STATED TASK »
Everything from the first line of the data below through the line that contains "width=117pt, minimum height=58pt]" should be written out exactly, please, and nothing more; the pictures stay out.

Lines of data
········

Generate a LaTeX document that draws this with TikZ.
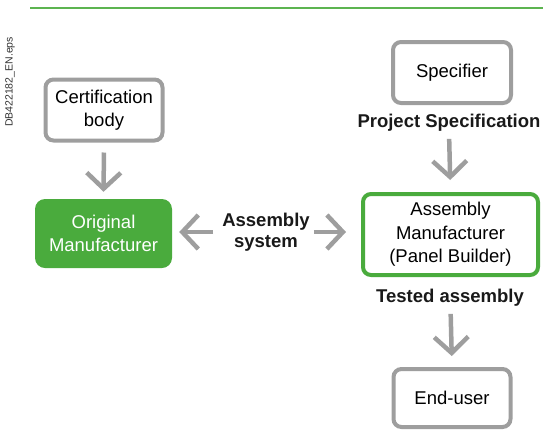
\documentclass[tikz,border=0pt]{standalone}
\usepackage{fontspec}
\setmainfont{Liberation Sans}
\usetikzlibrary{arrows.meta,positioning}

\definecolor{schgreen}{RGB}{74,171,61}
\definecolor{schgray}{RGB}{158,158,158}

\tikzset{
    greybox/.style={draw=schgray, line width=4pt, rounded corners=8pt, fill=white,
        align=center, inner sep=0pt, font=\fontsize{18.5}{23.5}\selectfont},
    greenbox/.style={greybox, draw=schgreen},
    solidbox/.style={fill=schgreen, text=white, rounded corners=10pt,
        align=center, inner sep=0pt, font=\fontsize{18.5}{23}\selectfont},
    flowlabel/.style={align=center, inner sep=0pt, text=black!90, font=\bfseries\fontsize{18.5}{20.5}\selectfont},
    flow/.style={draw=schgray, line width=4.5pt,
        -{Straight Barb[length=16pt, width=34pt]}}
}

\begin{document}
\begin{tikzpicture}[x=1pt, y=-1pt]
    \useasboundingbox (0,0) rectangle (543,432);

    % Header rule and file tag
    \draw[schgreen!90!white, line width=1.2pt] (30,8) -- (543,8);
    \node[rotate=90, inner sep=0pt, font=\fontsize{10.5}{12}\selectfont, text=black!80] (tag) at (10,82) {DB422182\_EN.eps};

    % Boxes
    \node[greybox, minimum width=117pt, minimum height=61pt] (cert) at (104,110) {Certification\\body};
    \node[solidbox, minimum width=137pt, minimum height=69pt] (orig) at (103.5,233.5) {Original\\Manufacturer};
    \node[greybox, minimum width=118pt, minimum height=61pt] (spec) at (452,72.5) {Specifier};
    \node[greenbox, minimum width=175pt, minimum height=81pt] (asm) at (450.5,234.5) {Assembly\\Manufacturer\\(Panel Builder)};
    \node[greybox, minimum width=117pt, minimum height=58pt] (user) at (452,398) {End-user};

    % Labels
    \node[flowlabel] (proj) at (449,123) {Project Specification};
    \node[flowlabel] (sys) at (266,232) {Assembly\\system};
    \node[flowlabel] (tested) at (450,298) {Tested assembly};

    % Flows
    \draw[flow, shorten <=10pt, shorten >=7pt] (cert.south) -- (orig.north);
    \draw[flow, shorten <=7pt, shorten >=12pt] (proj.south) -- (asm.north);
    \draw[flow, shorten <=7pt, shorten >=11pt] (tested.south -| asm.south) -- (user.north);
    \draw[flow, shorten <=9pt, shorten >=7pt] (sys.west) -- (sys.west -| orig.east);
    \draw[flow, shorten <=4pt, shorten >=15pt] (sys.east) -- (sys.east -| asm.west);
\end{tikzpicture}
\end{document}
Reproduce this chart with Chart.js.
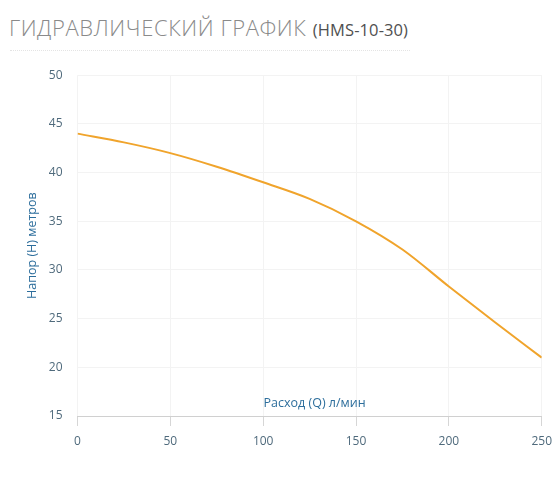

········

SOLUTION TO THIS EXERCISE »
Generate a LaTeX document that draws this with TikZ.
\documentclass[tikz,border=0pt]{standalone}
\usepackage{fontspec}
\setmainfont{Liberation Sans}
\usetikzlibrary{arrows.meta,positioning}

\definecolor{schgreen}{RGB}{74,171,61}
\definecolor{schgray}{RGB}{158,158,158}

\tikzset{
    greybox/.style={draw=schgray, line width=4pt, rounded corners=8pt, fill=white,
        align=center, inner sep=0pt, font=\fontsize{18.5}{23.5}\selectfont},
    greenbox/.style={greybox, draw=schgreen},
    solidbox/.style={fill=schgreen, text=white, rounded corners=10pt,
        align=center, inner sep=0pt, font=\fontsize{18.5}{23}\selectfont},
    flowlabel/.style={align=center, inner sep=0pt, text=black!90, font=\bfseries\fontsize{18.5}{20.5}\selectfont},
    flow/.style={draw=schgray, line width=4.5pt,
        -{Straight Barb[length=16pt, width=34pt]}}
}

\begin{document}
\begin{tikzpicture}[x=1pt, y=-1pt]
    \useasboundingbox (0,0) rectangle (543,432);

    % Header rule and file tag
    \draw[schgreen!90!white, line width=1.2pt] (30,8) -- (543,8);
    \node[rotate=90, inner sep=0pt, font=\fontsize{10.5}{12}\selectfont, text=black!80] (tag) at (10,82) {DB422182\_EN.eps};

    % Boxes
    \node[greybox, minimum width=117pt, minimum height=61pt] (cert) at (104,110) {Certification\\body};
    \node[solidbox, minimum width=137pt, minimum height=69pt] (orig) at (103.5,233.5) {Original\\Manufacturer};
    \node[greybox, minimum width=118pt, minimum height=61pt] (spec) at (452,72.5) {Specifier};
    \node[greenbox, minimum width=175pt, minimum height=81pt] (asm) at (450.5,234.5) {Assembly\\Manufacturer\\(Panel Builder)};
    \node[greybox, minimum width=117pt, minimum height=58pt] (user) at (452,398) {End-user};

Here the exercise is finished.